_Exercise details:_ Write out the data below exactly as given, without any of its pictures.

_Dataset section:_
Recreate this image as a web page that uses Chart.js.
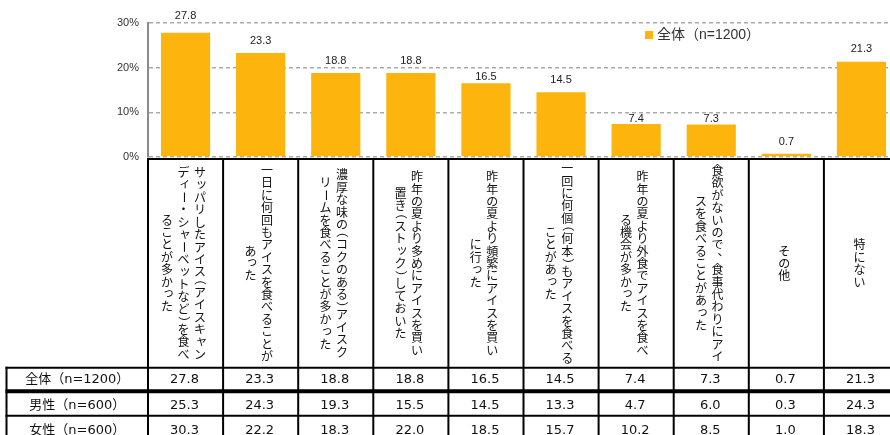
<!DOCTYPE html>
<html lang="ja">
<head>
<meta charset="utf-8">
<title>アイスの食べ方</title>
<script src="https://cdn.jsdelivr.net/npm/chart.js@4.4.1/dist/chart.umd.min.js"></script>
<style>
  html, body { margin: 0; padding: 0; background: #fff; overflow: hidden; }
  #wrap { width: 900px; height: 435px; }
</style>
</head>
<body>
<div id="wrap"><canvas id="iceChart" width="900" height="435"></canvas></div>
<script>
// category labels, already wrapped into vertical lines (first line is drawn rightmost)
const categories = [
  ['サッパリしたアイス（アイスキャン', 'ディー・シャーベットなど）を食べ', 'ることが多かった'],
  ['一日に何回もアイスを食べることが', 'あった'],
  ['濃厚な味の（コクのある）アイスク', 'リームを食べることが多かった'],
  ['昨年の夏より多めにアイスを買い', '置き（ストック）しておいた'],
  ['昨年の夏より頻繁にアイスを買い', 'に行った'],
  ['一回に何個（何本）もアイスを食べる', 'ことがあった'],
  ['昨年の夏より外食でアイスを食べ', 'る機会が多かった'],
  ['食欲がないので、食事代わりにアイ', 'スを食べることがあった'],
  ['その他'],
  ['特にない']
];

const rowLabels = ['全体（n=1200）', '男性（n=600）', '女性（n=600）'];
const totalValues = [27.8, 23.3, 18.8, 18.8, 16.5, 14.5, 7.4, 7.3, 0.7, 21.3];
const maleValues = [25.3, 24.3, 19.3, 15.5, 14.5, 13.3, 4.7, 6.0, 0.3, 24.3];
const femaleValues = [30.3, 22.2, 18.3, 22.0, 18.5, 15.7, 10.2, 8.5, 1.0, 18.3];
const tableRows = [totalValues, maleValues, femaleValues];
const yTicks = [0, 10, 20, 30];

// how far each value label sits above its bar (px)
const labelLift = [17, 12, 12, 12, 6, 12, 5, 5, 12, 13];

const BAR_COLOR = '#FDB50E';
const JP_FONT = '"Noto Sans CJK JP"';

const ROTATED = 'ー（）－～';
const SMALL_KANA = 'ァィゥェォッャュョぁぃぅぇぉっゃゅょ';

function advanceOf(ch) {
  return (ch === '（' || ch === '）') ? 8 : 12.4;
}

// canvas has no vertical writing mode, so stack the glyphs by hand
function drawVertical(ctx, text, cx, cy) {
  const chars = Array.from(text);
  const total = chars.reduce((s, c) => s + advanceOf(c), 0);
  let y = cy - total / 2;
  chars.forEach(ch => {
    const adv = advanceOf(ch);
    const mid = y + adv / 2;
    ctx.save();
    if (ROTATED.includes(ch)) {
      ctx.translate(cx, mid);
      ctx.rotate(Math.PI / 2);
      let dx = 0;
      if (ch === '（') dx = -3;
      if (ch === '）') dx = 3;
      ctx.fillText(ch, dx, 0);
    } else if (SMALL_KANA.includes(ch)) {
      ctx.fillText(ch, cx + 1.5, mid - 1.5);
    } else if (ch === '、' || ch === '。') {
      ctx.fillText(ch, cx + 6, mid - 6);
    } else {
      ctx.fillText(ch, cx, mid);
    }
    ctx.restore();
    y += adv;
  });
}

const valueLabels = {
  id: 'valueLabels',
  afterDatasetsDraw(chart) {
    const {ctx} = chart;
    const meta = chart.getDatasetMeta(0);
    ctx.save();
    ctx.font = '11px "Liberation Sans", Arial, sans-serif';
    ctx.fillStyle = '#222';
    ctx.textAlign = 'center';
    ctx.textBaseline = 'middle';
    meta.data.forEach((bar, i) => {
      ctx.fillText(totalValues[i].toFixed(1), bar.x, bar.y - labelLift[i]);
    });
    ctx.restore();
  }
};

const innerLegend = {
  id: 'innerLegend',
  afterDraw(chart) {
    const {ctx} = chart;
    const ds = chart.data.datasets[0];
    ctx.save();
    ctx.fillStyle = ds.backgroundColor;
    ctx.fillRect(645, 31, 8, 8);
    ctx.fillStyle = '#333';
    ctx.font = '14px "Liberation Sans", ' + JP_FONT;
    ctx.textAlign = 'left';
    ctx.textBaseline = 'middle';
    ctx.fillText(ds.label, 657, 35.5);
    ctx.restore();
  }
};

// category header cells and the value table under the plot
const surveyTable = {
  id: 'surveyTable',
  afterDraw(chart) {
    const {ctx, chartArea, scales: {x}} = chart;
    const n = categories.length;
    const colW = (chartArea.right - chartArea.left) / n;
    const headTop = chartArea.bottom + 2;
    const headBottom = 367.7;
    const rowLines = [367.7, 391.3, 415.7, 440];
    const tableLeft = 6.5;
    const right = chart.width;
    const bottom = chart.height;

    ctx.save();
    ctx.strokeStyle = '#000';
    ctx.lineCap = 'butt';

    const hLine = (y, x0, w) => {
      ctx.lineWidth = w;
      ctx.beginPath(); ctx.moveTo(x0, y); ctx.lineTo(right, y); ctx.stroke();
    };
    const vLine = (xp, y0) => {
      ctx.lineWidth = 2;
      ctx.beginPath(); ctx.moveTo(xp, y0); ctx.lineTo(xp, bottom); ctx.stroke();
    };

    hLine(headTop, chartArea.left - 1, 2);
    hLine(rowLines[0], tableLeft - 1, 2);
    hLine(rowLines[1], tableLeft - 1, 4);
    hLine(rowLines[2], tableLeft - 1, 2);
    hLine(rowLines[3], tableLeft - 1, 2);
    vLine(tableLeft, rowLines[0] - 1);
    for (let i = 0; i <= n; i++) {
      vLine(chartArea.left + i * colW, headTop - 1);
    }

    // vertical category text
    ctx.fillStyle = '#111';
    ctx.font = '12px ' + JP_FONT;
    ctx.textAlign = 'center';
    ctx.textBaseline = 'middle';
    const headMid = (headTop + headBottom) / 2;
    categories.forEach((lines, i) => {
      const cx = x.getPixelForValue(i) - 2;
      const gap = 16.5;
      lines.forEach((line, j) => {
        const lx = cx + ((lines.length - 1) / 2 - j) * gap;
        drawVertical(ctx, line, lx, headMid);
      });
    });

    // value rows
    const textY = [379.5, 405.5, 430.5];
    tableRows.forEach((vals, r) => {
      ctx.font = '13px "DejaVu Sans", ' + JP_FONT;
      ctx.fillStyle = '#111';
      ctx.fillText(rowLabels[r], (tableLeft + chartArea.left) / 2, textY[r]);
      ctx.font = '13px "DejaVu Sans", sans-serif';
      vals.forEach((v, i) => {
        ctx.fillText(v.toFixed(1), x.getPixelForValue(i) - 1, textY[r]);
      });
    });
    ctx.restore();
  }
};

new Chart(document.getElementById('iceChart'), {
  type: 'bar',
  data: {
    labels: categories.map(lines => lines.join('')),
    datasets: [{
      label: rowLabels[0],
      data: totalValues,
      backgroundColor: BAR_COLOR,
      categoryPercentage: 1,
      barPercentage: 0.655
    }]
  },
  options: {
    responsive: false,
    devicePixelRatio: 1,
    animation: false,
    layout: {
      padding: {left: 0, right: 1, top: 23, bottom: 278}
    },
    scales: {
      x: {
        display: false
      },
      y: {
        min: yTicks[0],
        max: yTicks[yTicks.length - 1],
        afterFit(scale) { scale.width = 148; },
        afterBuildTicks(scale) { scale.ticks = yTicks.map(v => ({value: v})); },
        ticks: {
          padding: 9,
          color: '#333',
          font: {family: '"Liberation Sans", Arial, sans-serif', size: 11},
          callback: v => v + '%'
        },
        grid: {
          color: '#ababab',
          lineWidth: 1.5,
          drawTicks: false
        },
        border: {
          display: true,
          color: '#8a8a8a',
          width: 2,
          dash: [4, 3]
        }
      }
    },
    plugins: {
      legend: {display: false},
      tooltip: {enabled: false}
    }
  },
  plugins: [valueLabels, innerLegend, surveyTable]
});
</script>
</body>
</html>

_Exercise output:_
Recreate this image as a web page that uses Chart.js.
<!DOCTYPE html>
<html lang="ja">
<head>
<meta charset="utf-8">
<title>アイスの食べ方</title>
<script src="https://cdn.jsdelivr.net/npm/chart.js@4.4.1/dist/chart.umd.min.js"></script>
<style>
  html, body { margin: 0; padding: 0; background: #fff; overflow: hidden; }
  #wrap { width: 900px; height: 435px; }
</style>
</head>
<body>
<div id="wrap"><canvas id="iceChart" width="900" height="435"></canvas></div>
<script>
// category labels, already wrapped into vertical lines (first line is drawn rightmost)
const categories = [
  ['サッパリしたアイス（アイスキャン', 'ディー・シャーベットなど）を食べ', 'ることが多かった'],
  ['一日に何回もアイスを食べることが', 'あった'],
  ['濃厚な味の（コクのある）アイスク', 'リームを食べることが多かった'],
  ['昨年の夏より多めにアイスを買い', '置き（ストック）しておいた'],
  ['昨年の夏より頻繁にアイスを買い', 'に行った'],
  ['一回に何個（何本）もアイスを食べる', 'ことがあった'],
  ['昨年の夏より外食でアイスを食べ', 'る機会が多かった'],
  ['食欲がないので、食事代わりにアイ', 'スを食べることがあった'],
  ['その他'],
  ['特にない']
];

const rowLabels = ['全体（n=1200）', '男性（n=600）', '女性（n=600）'];
const totalValues = [27.8, 23.3, 18.8, 18.8, 16.5, 14.5, 7.4, 7.3, 0.7, 21.3];
const maleValues = [25.3, 24.3, 19.3, 15.5, 14.5, 13.3, 4.7, 6.0, 0.3, 24.3];
const femaleValues = [30.3, 22.2, 18.3, 22.0, 18.5, 15.7, 10.2, 8.5, 1.0, 18.3];
const tableRows = [totalValues, maleValues, femaleValues];
const yTicks = [0, 10, 20, 30];

// how far each value label sits above its bar (px)
const labelLift = [17, 12, 12, 12, 6, 12, 5, 5, 12, 13];

const BAR_COLOR = '#FDB50E';
const JP_FONT = '"Noto Sans CJK JP"';

const ROTATED = 'ー（）－～';
const SMALL_KANA = 'ァィゥェォッャュョぁぃぅぇぉっゃゅょ';

function advanceOf(ch) {
  return (ch === '（' || ch === '）') ? 8 : 12.4;
}

// canvas has no vertical writing mode, so stack the glyphs by hand
function drawVertical(ctx, text, cx, cy) {
  const chars = Array.from(text);
  const total = chars.reduce((s, c) => s + advanceOf(c), 0);
  let y = cy - total / 2;
  chars.forEach(ch => {
    const adv = advanceOf(ch);
    const mid = y + adv / 2;
    ctx.save();
    if (ROTATED.includes(ch)) {
      ctx.translate(cx, mid);
      ctx.rotate(Math.PI / 2);
      let dx = 0;
      if (ch === '（') dx = -3;
      if (ch === '）') dx = 3;
      ctx.fillText(ch, dx, 0);
    } else if (SMALL_KANA.includes(ch)) {
      ctx.fillText(ch, cx + 1.5, mid - 1.5);
    } else if (ch === '、' || ch === '。') {
      ctx.fillText(ch, cx + 6, mid - 6);
    } else {
      ctx.fillText(ch, cx, mid);
    }
    ctx.restore();
    y += adv;
  });
}

const valueLabels = {
  id: 'valueLabels',
  afterDatasetsDraw(chart) {
    const {ctx} = chart;
    const meta = chart.getDatasetMeta(0);
    ctx.save();
    ctx.font = '11px "Liberation Sans", Arial, sans-serif';
    ctx.fillStyle = '#222';
    ctx.textAlign = 'center';
    ctx.textBaseline = 'middle';
    meta.data.forEach((bar, i) => {
      ctx.fillText(totalValues[i].toFixed(1), bar.x, bar.y - labelLift[i]);
    });
    ctx.restore();
  }
};

const innerLegend = {
  id: 'innerLegend',
  afterDraw(chart) {
    const {ctx} = chart;
    const ds = chart.data.datasets[0];
    ctx.save();
    ctx.fillStyle = ds.backgroundColor;
    ctx.fillRect(645, 31, 8, 8);
    ctx.fillStyle = '#333';
    ctx.font = '14px "Liberation Sans", ' + JP_FONT;
    ctx.textAlign = 'left';
    ctx.textBaseline = 'middle';
    ctx.fillText(ds.label, 657, 35.5);
    ctx.restore();
  }
};

// category header cells and the value table under the plot
const surveyTable = {
  id: 'surveyTable',
  afterDraw(chart) {
    const {ctx, chartArea, scales: {x}} = chart;
    const n = categories.length;
    const colW = (chartArea.right - chartArea.left) / n;
    const headTop = chartArea.bottom + 2;
    const headBottom = 367.7;
    const rowLines = [367.7, 391.3, 415.7, 440];
    const tableLeft = 6.5;
    const right = chart.width;
    const bottom = chart.height;

    ctx.save();
    ctx.strokeStyle = '#000';
    ctx.lineCap = 'butt';

    const hLine = (y, x0, w) => {
      ctx.lineWidth = w;
      ctx.beginPath(); ctx.moveTo(x0, y); ctx.lineTo(right, y); ctx.stroke();
    };
    const vLine = (xp, y0) => {
      ctx.lineWidth = 2;
      ctx.beginPath(); ctx.moveTo(xp, y0); ctx.lineTo(xp, bottom); ctx.stroke();
    };

    hLine(headTop, chartArea.left - 1, 2);
    hLine(rowLines[0], tableLeft - 1, 2);
    hLine(rowLines[1], tableLeft - 1, 4);
    hLine(rowLines[2], tableLeft - 1, 2);
    hLine(rowLines[3], tableLeft - 1, 2);
    vLine(tableLeft, rowLines[0] - 1);
    for (let i = 0; i <= n; i++) {
      vLine(chartArea.left + i * colW, headTop - 1);
    }

    // vertical category text
    ctx.fillStyle = '#111';
    ctx.font = '12px ' + JP_FONT;
    ctx.textAlign = 'center';
    ctx.textBaseline = 'middle';
    const headMid = (headTop + headBottom) / 2;
    categories.forEach((lines, i) => {
      const cx = x.getPixelForValue(i) - 2;
      const gap = 16.5;
      lines.forEach((line, j) => {
        const lx = cx + ((lines.length - 1) / 2 - j) * gap;
        drawVertical(ctx, line, lx, headMid);
      });
    });

    // value rows
    const textY = [379.5, 405.5, 430.5];
    tableRows.forEach((vals, r) => {
      ctx.font = '13px "DejaVu Sans", ' + JP_FONT;
      ctx.fillStyle = '#111';
      ctx.fillText(rowLabels[r], (tableLeft + chartArea.left) / 2, textY[r]);
      ctx.font = '13px "DejaVu Sans", sans-serif';
      vals.forEach((v, i) => {
        ctx.fillText(v.toFixed(1), x.getPixelForValue(i) - 1, textY[r]);
      });
    });
    ctx.restore();
  }
};

new Chart(document.getElementById('iceChart'), {
  type: 'bar',
  data: {
    labels: categories.map(lines => lines.join('')),
    datasets: [{
      label: rowLabels[0],
      data: totalValues,
      backgroundColor: BAR_COLOR,
      categoryPercentage: 1,
      barPercentage: 0.655
    }]
  },
  options: {
    responsive: false,
    devicePixelRatio: 1,
    animation: false,
    layout: {
      padding: {left: 0, right: 1, top: 23, bottom: 278}
    },
    scales: {
      x: {
        display: false
      },
      y: {
        min: yTicks[0],
        max: yTicks[yTicks.length - 1],
        afterFit(scale) { scale.width = 148; },
        afterBuildTicks(scale) { scale.ticks = yTicks.map(v => ({value: v})); },
        ticks: {
          padding: 9,
          color: '#333',
          font: {family: '"Liberation Sans", Arial, sans-serif', size: 11},
          callback: v => v + '%'
        },
        grid: {
          color: '#ababab',
          lineWidth: 1.5,
          drawTicks: false
        },
        border: {
          display: true,
          color: '#8a8a8a',
          width: 2,
          dash: [4, 3]
        }
      }
    },
    plugins: {
      legend: {display: false},
      tooltip: {enabled: false}
    }
  },
  plugins: [valueLabels, innerLegend, surveyTable]
});
</script>
</body>
</html>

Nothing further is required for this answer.